По тону этого показания видно, что оно писано с голоса, требовавшего, чтоб писали именно так, как было написано. Царевич обвиняет себя в ханжестве, в «конверсации» с попами и чернецами, в неохоте к воинским делам, в том, за что постоянно сердился на него Пётр. Язык показания совсем не обычный язык царевича, слишком известный по его письмам; и язык и склад речи – Петровы.

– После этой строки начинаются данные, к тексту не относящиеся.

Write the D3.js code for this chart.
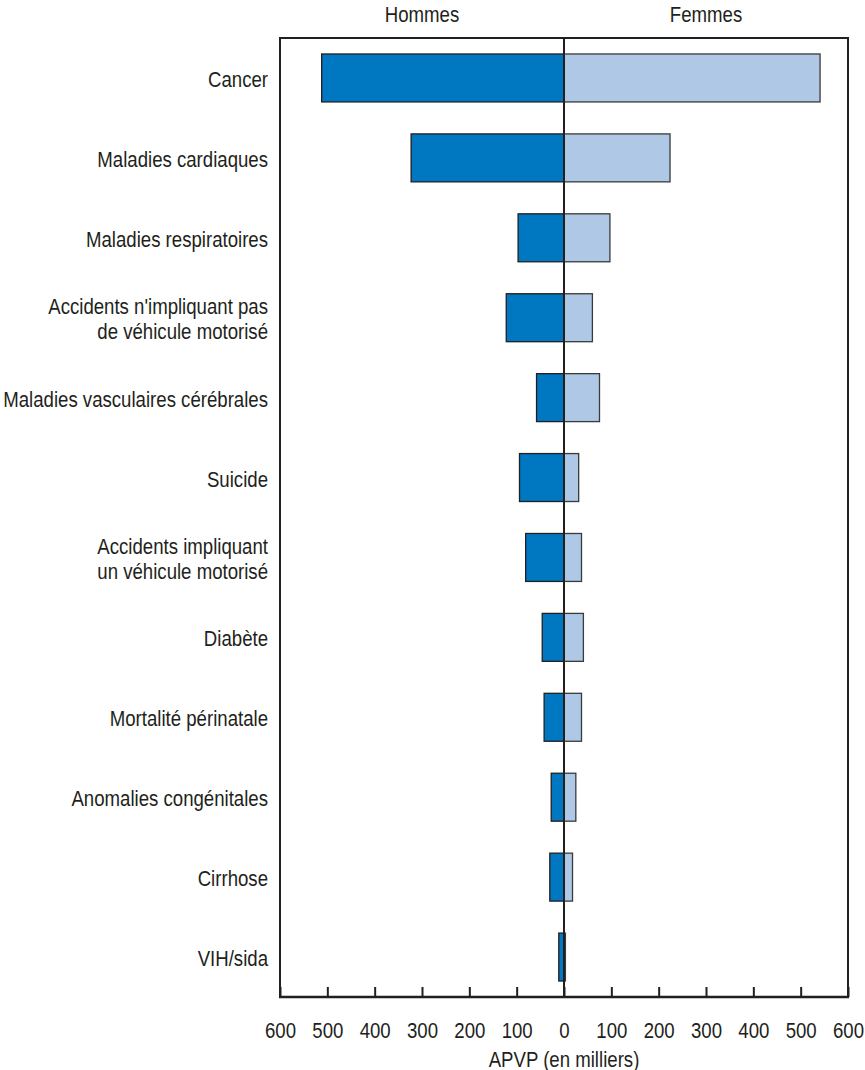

Трудно сказать, писано ли это показание Алексеем по собственному убеждению или по внушению Толстого. Костомаров замечает: «По тону этого показания видно, что оно писано с голоса, требовавшего, чтобы писали именно так, как было написано… Язык показания совсем не обычный язык царевича, слишком известный по его письмам: и язык, и склад речи – Петра» . Мы не думаем, чтобы можно было обвинить царя в составлении заранее для сына этой записки или в чрезмерном давлении, произведённом при этом случае на Алексея Толстым. К тому же такое нравственное давление едва ли могло иметь особенное значение в то время, когда царевича и до этого допроса 22 июня и после него подвергали страшным истязаниям. Наконец, нельзя не обратить внимания и на то обстоятельство, что даже при самом сильном обвинении, относящемся к связи с Карлом VI, часто повторяемое слово «ежели бы» лишает все эти показания главного значения.
Царевич более и более на себя наговаривал, устрашённый сильным отцом и изнеможённый истязаниями. Бутурлин и Толстой его допрашивали. 26 мая объяснил он слово «ныне» в письме к архиерею, им написанное, зачёркнутое и вновь написанное. Несчастный давал ему по возможности самое преступное значение.